Picture: Tara Thomas

CARRON’s emergence into the Irish music scene has been a slow burner. In fact, in a sense their soulful, organic-sounding harmonies and lyrically intense melodies have been brewing since birth.

The two sisters, Meabh and Mella Carron (who’s band borrow their surname as a moniker, CARRON) have dabbled in music for years, but it took a personal crisis to push them from a covers band to delicate, folksy originals.

Specifically, it was Mella’s long-term sickness a few years ago had the girls chasing dreams.

“It was a hard time, but it brought our whole family together around the music,” Meabh explains.

“Mella was in and out of hospital for about a year and a half. We started writing original music in that time, and our first EP was about our relationship as sisters. One of our songs, ‘Prison Robes’, is actually about Mella’s sickness. The opening line is ‘we’re never ready for attack’, because the illness used to come on like that, very sudden. It felt like an attack to all of us.”

There’s real poignance in the pair’s gentle songs, which have since grown to include a number one Irish single in ‘Battle Lines’ (produced by Gavin Glass), an EP entitled ‘Roots’, and melancholy new single ‘Even Sad Birds Sing’.

Since their early successes, the sisters have converted the spare room in their parent’s Ranelagh home into a rehearsal studio, and have a series of new releases on the horizon.

“It’s really great having somewhere we’re really comfortable to rehearse,” Meabh explains.

“We were renting spaces in town, all that money was getting eaten up, now we have our own personal space, it’s all go. We can focus on other things, and it’s really helping us move forward.”

“Our guitarist Darragh McGrath co-writes with us,” Meabh says of the tunes. “He’s amazingly talented, he thinks in music, but he does not care for lyrics. A lot of our lyrics are open to interpretation. They’re not crystal clear to listeners. We want to to be accessible to lots of people, but they are about our lives.”

“One time someone guessed not only what a song was about, but who it was about,” Mella says. “That was a bit weird. Usually, no one really knows the backstory, and it can be nice that it’s just us that know the real meaning.

“We connect on stage because we both know what we’re singing about. It can very emotional. I can’t even look at Meabh for ‘Prison Robes’ because I know I’ll start crying.”

“We’re very different,” Mella adds, citing her love of country music, garnered from the pair’s dad, and Meabh’s preference for more mainstream and indie acts. “We have totally different taste in music and in clothes, and different interests. We don’t look like sisters.
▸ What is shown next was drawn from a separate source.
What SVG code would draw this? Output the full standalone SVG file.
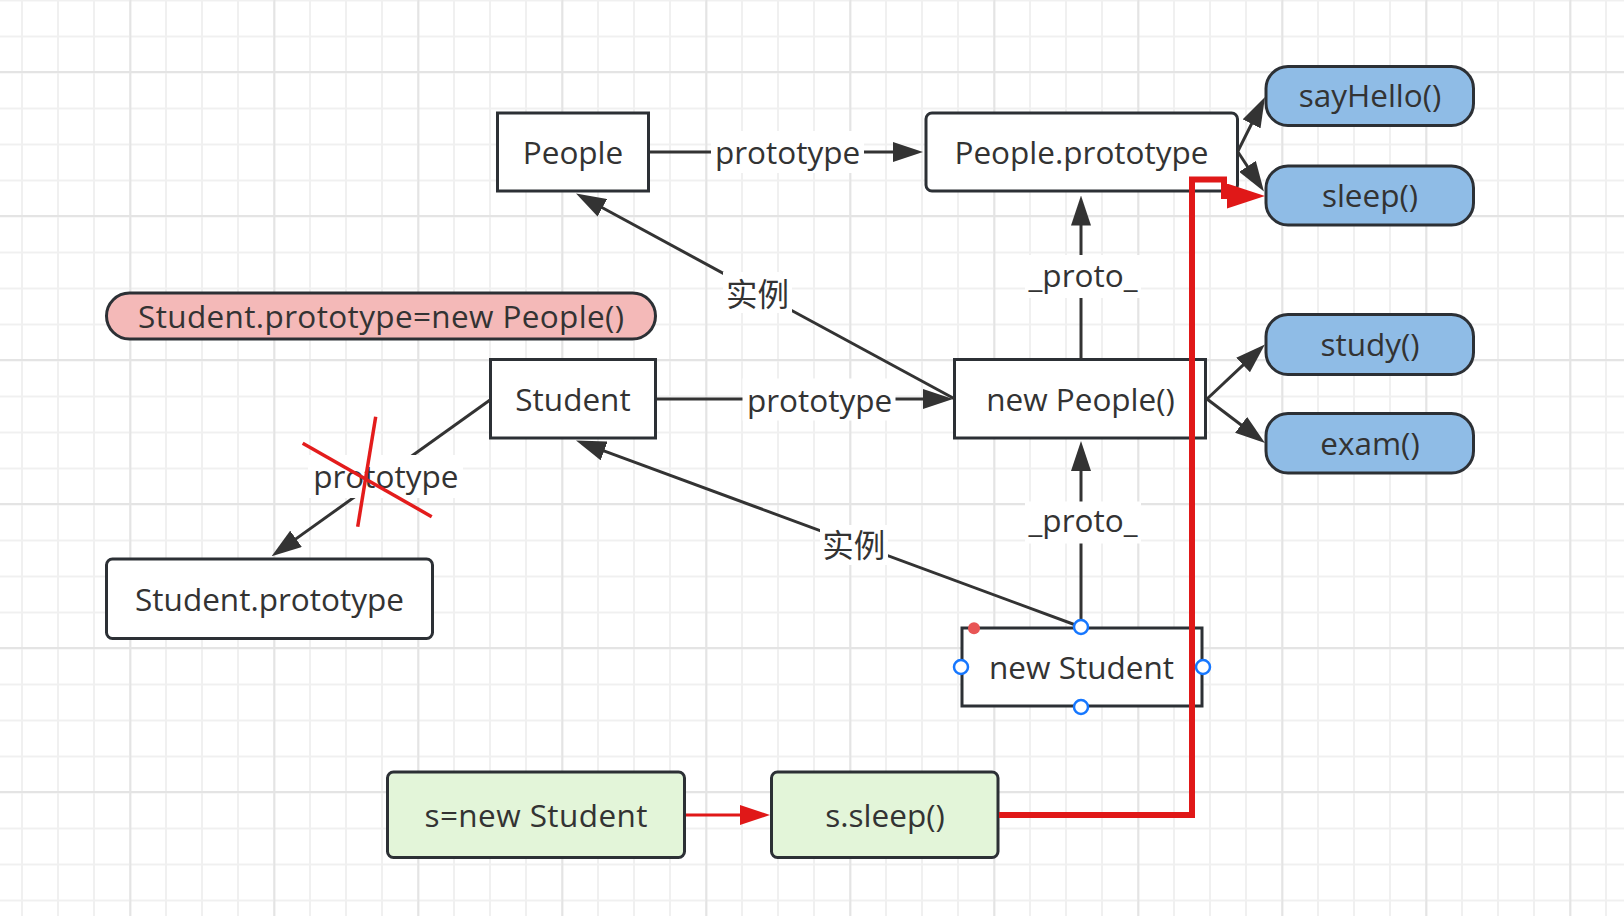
<svg xmlns="http://www.w3.org/2000/svg" width="1624" height="916" viewBox="0 0 1624 916">
<defs>
<pattern id="gridMinor" x="4" y="-17.5" width="36" height="36" patternUnits="userSpaceOnUse">
<rect x="17" y="0" width="2" height="36" fill="#f0f0f0"/>
<rect x="0" y="17" width="36" height="2" fill="#f0f0f0"/>
</pattern>
<pattern id="gridMajor" x="58.4" y="0" width="144" height="144" patternUnits="userSpaceOnUse">
<rect x="71" y="0" width="2" height="144" fill="#e4e4e4"/>
<rect x="0" y="71" width="144" height="2" fill="#e4e4e4"/>
</pattern>
<marker id="arr" markerUnits="userSpaceOnUse" viewBox="0 0 30 20" markerWidth="30" markerHeight="20" refX="1" refY="10" orient="auto">
<path d="M0,0 L30,10 L0,20 z" fill="#333333"/>
</marker>
<marker id="arrRed" markerUnits="userSpaceOnUse" viewBox="0 0 30 20" markerWidth="30" markerHeight="20" refX="1" refY="10" orient="auto">
<path d="M0,0 L30,10 L0,20 z" fill="#e01818"/>
</marker>
<marker id="arrRedBig" markerUnits="userSpaceOnUse" viewBox="0 0 38 25" markerWidth="38" markerHeight="25" refX="1" refY="12.5" orient="auto">
<path d="M0,0 L38,12.5 L0,25 z" fill="#e01818"/>
</marker>
</defs>
<style>
text{font-family:"Open Sans","Noto Sans","Noto Sans CJK SC",sans-serif;font-size:31.5px;fill:#333333;text-anchor:middle}
.box{fill:#ffffff;stroke:#2c3035;stroke-width:3}
.blue{fill:#8fbce6;stroke:#2c3035;stroke-width:3}
.pink{fill:#f4b9b8;stroke:#2c3035;stroke-width:3}
.green{fill:#e3f5d9;stroke:#2c3035;stroke-width:3}
.edge{fill:none;stroke:#333333;stroke-width:3}
.arrow{marker-end:url(#arr)}
.red{fill:none;stroke:#e01818}
.lbl{fill:#ffffff}
.cross{stroke:#e31c1c;stroke-width:3.5}
.handle{fill:#ffffff;stroke:#1677ff;stroke-width:2.5}
</style>
<rect width="1624" height="916" fill="#ffffff"/>
<rect width="1624" height="916" fill="url(#gridMinor)"/>
<rect width="1624" height="916" fill="url(#gridMajor)"/>

<g id="node-people"><rect class="box" x="497.5" y="113" width="151" height="78"/><text x="573" y="164">People</text></g>
<g id="node-people-prototype"><rect class="box" x="926" y="113" width="311.5" height="78" rx="6"/><text x="1081.5" y="163.5">People.prototype</text></g>
<g id="node-sayhello"><rect class="blue" x="1266" y="66.5" width="207.5" height="59" rx="22"/><text x="1370" y="107">sayHello()</text></g>
<g id="node-sleep"><rect class="blue" x="1266" y="166" width="207.5" height="59" rx="22"/><text x="1370" y="207">sleep()</text></g>
<g id="node-study"><rect class="blue" x="1266" y="314.5" width="207.5" height="60" rx="22"/><text x="1370" y="356">study()</text></g>
<g id="node-exam"><rect class="blue" x="1266" y="413.5" width="207.5" height="59.5" rx="22"/><text x="1370" y="455">exam()</text></g>
<g id="node-assign"><rect class="pink" x="106.5" y="293" width="549" height="46" rx="23"/><text x="381" y="328" textLength="486" lengthAdjust="spacing">Student.prototype=new People()</text></g>
<g id="node-student"><rect class="box" x="490.5" y="359.5" width="165" height="78.5"/><text x="573" y="410.5">Student</text></g>
<g id="node-new-people"><rect class="box" x="954.5" y="359.5" width="251" height="78.5"/><text x="1080.5" y="410.5">new People()</text></g>
<g id="node-student-prototype"><rect class="box" x="106.5" y="559" width="326" height="79.5" rx="6"/><text x="269.5" y="610.5">Student.prototype</text></g>
<g id="node-new-student"><rect class="box" x="962" y="628" width="240" height="78"/><text x="1081.5" y="678.5">new Student</text></g>
<g id="node-s-new-student"><rect class="green" x="387.5" y="772" width="297" height="85.5" rx="6"/><text x="536" y="826.5" textLength="223" lengthAdjust="spacing">s=new Student</text></g>
<g id="node-s-sleep"><rect class="green" x="771.5" y="772" width="226.5" height="85.5" rx="6"/><text x="885" y="826.5">s.sleep()</text></g>

<g id="connectors">
<line class="edge arrow" x1="650" y1="152" x2="894" y2="152"/>
<rect class="lbl" x="711" y="131" width="153" height="42"/>
<text x="787.5" y="164">prototype</text>

<line class="edge arrow" x1="657" y1="399" x2="924" y2="399"/>
<rect class="lbl" x="742.5" y="378.5" width="153" height="42"/>
<text x="819.5" y="411.5">prototype</text>

<line class="edge arrow" x1="1081" y1="358.5" x2="1081" y2="224.5"/>
<rect class="lbl" x="1025" y="255" width="116" height="43"/>
<text x="1083" y="287">_proto_</text>

<line class="edge arrow" x1="1081" y1="627" x2="1081" y2="470"/>
<rect class="lbl" x="1025" y="501.5" width="116" height="42"/>
<text x="1083" y="531.5">_proto_</text>

<line class="edge arrow" x1="954" y1="398.5" x2="601.5" y2="207.3"/>
<rect class="lbl" x="723" y="272" width="69" height="41"/>
<text x="757.5" y="306">实例</text>

<line class="edge arrow" x1="1081" y1="627" x2="603.2" y2="450.6"/>
<rect class="lbl" x="820" y="525" width="68" height="40"/>
<text x="853.7" y="557">实例</text>

<line class="edge arrow" x1="490" y1="400" x2="295.2" y2="539.4"/>
<rect class="lbl" x="308" y="455" width="155" height="43"/>
<text x="385.8" y="488.3">prototype</text>
<line class="cross" x1="302.7" y1="443.3" x2="431.7" y2="516.7"/>
<line class="cross" x1="375.7" y1="416.7" x2="357.7" y2="526.7"/>

<line class="edge arrow" x1="1238" y1="151" x2="1252" y2="123"/>
<line class="edge arrow" x1="1238" y1="152" x2="1248" y2="167.2"/>
<line class="edge arrow" x1="1207" y1="399" x2="1243.8" y2="364.3"/>
<line class="edge arrow" x1="1207" y1="399" x2="1241.9" y2="425.5"/>

<line class="red" stroke-width="3" x1="686" y1="815" x2="741" y2="815" marker-end="url(#arrRed)"/>
<path class="red" stroke-width="6" d="M999 815 H1192 V179.5 H1224 V196 H1228" marker-end="url(#arrRedBig)"/>
</g>

<g id="selection">
<circle cx="974" cy="628.3" r="6" fill="#e85555"/>
<circle class="handle" cx="1081" cy="627" r="7"/>
<circle class="handle" cx="961" cy="667" r="7"/>
<circle class="handle" cx="1203" cy="667" r="7"/>
<circle class="handle" cx="1081" cy="707" r="7"/>
</g>
</svg>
We sound the same, though, so much so that our parents can’t tell us apart on the phone. Being different works for this. It works well,” she laughs.

“We’ve got a bit heavier, a bit rockier than we thought we would on the new stuff,” Meabh adds, “but we’re not in any rush to move forward. We’d like this to be a career, but we’ll take our time. There are a few more songs coming, and there might be an EP sometime in the New Year.”

“Our new song, ‘Even Sad Birds Sing’ looks back on the last few years. It can be really sad, but birds still sing if there’s a terrible storm outside. Life doesn’t stop.

“That’s what it’s been about for us. We have to live with Mella’s illness every day, and it’s made us all closer. It wouldn’t work if we couldn’t be honest with it.”